>> begin

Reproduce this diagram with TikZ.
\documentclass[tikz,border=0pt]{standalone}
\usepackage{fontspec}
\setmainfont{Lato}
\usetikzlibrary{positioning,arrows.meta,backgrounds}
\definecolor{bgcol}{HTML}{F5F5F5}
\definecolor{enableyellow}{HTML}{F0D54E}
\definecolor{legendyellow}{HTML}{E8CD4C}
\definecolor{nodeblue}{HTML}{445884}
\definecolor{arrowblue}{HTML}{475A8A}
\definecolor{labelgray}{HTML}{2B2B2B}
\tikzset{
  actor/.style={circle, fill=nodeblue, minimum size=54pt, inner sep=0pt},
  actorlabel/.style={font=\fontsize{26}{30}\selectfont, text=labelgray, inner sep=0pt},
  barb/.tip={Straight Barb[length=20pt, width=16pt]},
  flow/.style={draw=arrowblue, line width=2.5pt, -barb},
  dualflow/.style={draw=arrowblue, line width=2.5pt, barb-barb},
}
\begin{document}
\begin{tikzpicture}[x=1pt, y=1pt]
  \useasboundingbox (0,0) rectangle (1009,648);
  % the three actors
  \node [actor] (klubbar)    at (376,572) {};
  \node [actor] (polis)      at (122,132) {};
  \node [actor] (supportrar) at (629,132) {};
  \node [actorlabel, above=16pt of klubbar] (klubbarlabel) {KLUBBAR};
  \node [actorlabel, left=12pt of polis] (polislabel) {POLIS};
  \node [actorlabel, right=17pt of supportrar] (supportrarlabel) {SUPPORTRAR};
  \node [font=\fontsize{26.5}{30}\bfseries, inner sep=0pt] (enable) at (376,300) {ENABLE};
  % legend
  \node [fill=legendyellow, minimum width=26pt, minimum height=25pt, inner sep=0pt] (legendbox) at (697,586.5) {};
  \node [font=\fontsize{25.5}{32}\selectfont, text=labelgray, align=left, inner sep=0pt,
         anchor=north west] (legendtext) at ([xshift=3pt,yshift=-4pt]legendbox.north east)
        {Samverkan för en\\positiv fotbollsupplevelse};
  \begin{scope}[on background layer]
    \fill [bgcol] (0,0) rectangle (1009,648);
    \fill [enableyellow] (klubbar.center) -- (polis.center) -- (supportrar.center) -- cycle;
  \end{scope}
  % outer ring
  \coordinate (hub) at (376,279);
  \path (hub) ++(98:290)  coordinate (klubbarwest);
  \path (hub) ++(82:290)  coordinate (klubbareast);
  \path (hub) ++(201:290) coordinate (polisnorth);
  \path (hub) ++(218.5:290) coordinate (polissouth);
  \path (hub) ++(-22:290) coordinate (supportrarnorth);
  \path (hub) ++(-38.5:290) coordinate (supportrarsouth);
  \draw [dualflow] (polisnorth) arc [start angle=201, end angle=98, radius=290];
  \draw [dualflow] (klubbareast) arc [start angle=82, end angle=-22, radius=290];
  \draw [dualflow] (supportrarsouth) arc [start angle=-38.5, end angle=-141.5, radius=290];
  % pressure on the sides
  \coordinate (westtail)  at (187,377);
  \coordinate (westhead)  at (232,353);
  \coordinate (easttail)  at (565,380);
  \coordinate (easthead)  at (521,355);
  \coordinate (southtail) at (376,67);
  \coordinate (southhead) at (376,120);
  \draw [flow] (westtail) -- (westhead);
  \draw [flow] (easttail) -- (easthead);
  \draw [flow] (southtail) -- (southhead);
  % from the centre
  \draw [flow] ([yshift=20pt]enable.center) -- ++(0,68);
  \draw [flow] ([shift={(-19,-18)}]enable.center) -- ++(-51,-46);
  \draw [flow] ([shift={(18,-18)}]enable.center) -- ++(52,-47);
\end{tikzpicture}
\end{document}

>> end

> Stated task
Reproduce the data, keeping every line exactly the same.

> Answer to the exercise
Reproduce this diagram with TikZ.
\documentclass[tikz,border=0pt]{standalone}
\usepackage{fontspec}
\setmainfont{Lato}
\usetikzlibrary{positioning,arrows.meta,backgrounds}
\definecolor{bgcol}{HTML}{F5F5F5}
\definecolor{enableyellow}{HTML}{F0D54E}
\definecolor{legendyellow}{HTML}{E8CD4C}
\definecolor{nodeblue}{HTML}{445884}
\definecolor{arrowblue}{HTML}{475A8A}
\definecolor{labelgray}{HTML}{2B2B2B}
\tikzset{
  actor/.style={circle, fill=nodeblue, minimum size=54pt, inner sep=0pt},
  actorlabel/.style={font=\fontsize{26}{30}\selectfont, text=labelgray, inner sep=0pt},
  barb/.tip={Straight Barb[length=20pt, width=16pt]},
  flow/.style={draw=arrowblue, line width=2.5pt, -barb},
  dualflow/.style={draw=arrowblue, line width=2.5pt, barb-barb},
}
\begin{document}
\begin{tikzpicture}[x=1pt, y=1pt]
  \useasboundingbox (0,0) rectangle (1009,648);
  % the three actors
  \node [actor] (klubbar)    at (376,572) {};
  \node [actor] (polis)      at (122,132) {};
  \node [actor] (supportrar) at (629,132) {};
  \node [actorlabel, above=16pt of klubbar] (klubbarlabel) {KLUBBAR};
  \node [actorlabel, left=12pt of polis] (polislabel) {POLIS};
  \node [actorlabel, right=17pt of supportrar] (supportrarlabel) {SUPPORTRAR};
  \node [font=\fontsize{26.5}{30}\bfseries, inner sep=0pt] (enable) at (376,300) {ENABLE};
  % legend
  \node [fill=legendyellow, minimum width=26pt, minimum height=25pt, inner sep=0pt] (legendbox) at (697,586.5) {};
  \node [font=\fontsize{25.5}{32}\selectfont, text=labelgray, align=left, inner sep=0pt,
         anchor=north west] (legendtext) at ([xshift=3pt,yshift=-4pt]legendbox.north east)
        {Samverkan för en\\positiv fotbollsupplevelse};
  \begin{scope}[on background layer]
    \fill [bgcol] (0,0) rectangle (1009,648);
    \fill [enableyellow] (klubbar.center) -- (polis.center) -- (supportrar.center) -- cycle;
  \end{scope}
  % outer ring
  \coordinate (hub) at (376,279);
  \path (hub) ++(98:290)  coordinate (klubbarwest);
  \path (hub) ++(82:290)  coordinate (klubbareast);
  \path (hub) ++(201:290) coordinate (polisnorth);
  \path (hub) ++(218.5:290) coordinate (polissouth);
  \path (hub) ++(-22:290) coordinate (supportrarnorth);
  \path (hub) ++(-38.5:290) coordinate (supportrarsouth);
  \draw [dualflow] (polisnorth) arc [start angle=201, end angle=98, radius=290];
  \draw [dualflow] (klubbareast) arc [start angle=82, end angle=-22, radius=290];
  \draw [dualflow] (supportrarsouth) arc [start angle=-38.5, end angle=-141.5, radius=290];
  % pressure on the sides
  \coordinate (westtail)  at (187,377);
  \coordinate (westhead)  at (232,353);
  \coordinate (easttail)  at (565,380);
  \coordinate (easthead)  at (521,355);
  \coordinate (southtail) at (376,67);
  \coordinate (southhead) at (376,120);
  \draw [flow] (westtail) -- (westhead);
  \draw [flow] (easttail) -- (easthead);
  \draw [flow] (southtail) -- (southhead);
  % from the centre
  \draw [flow] ([yshift=20pt]enable.center) -- ++(0,68);
  \draw [flow] ([shift={(-19,-18)}]enable.center) -- ++(-51,-46);
  \draw [flow] ([shift={(18,-18)}]enable.center) -- ++(52,-47);
\end{tikzpicture}
\end{document}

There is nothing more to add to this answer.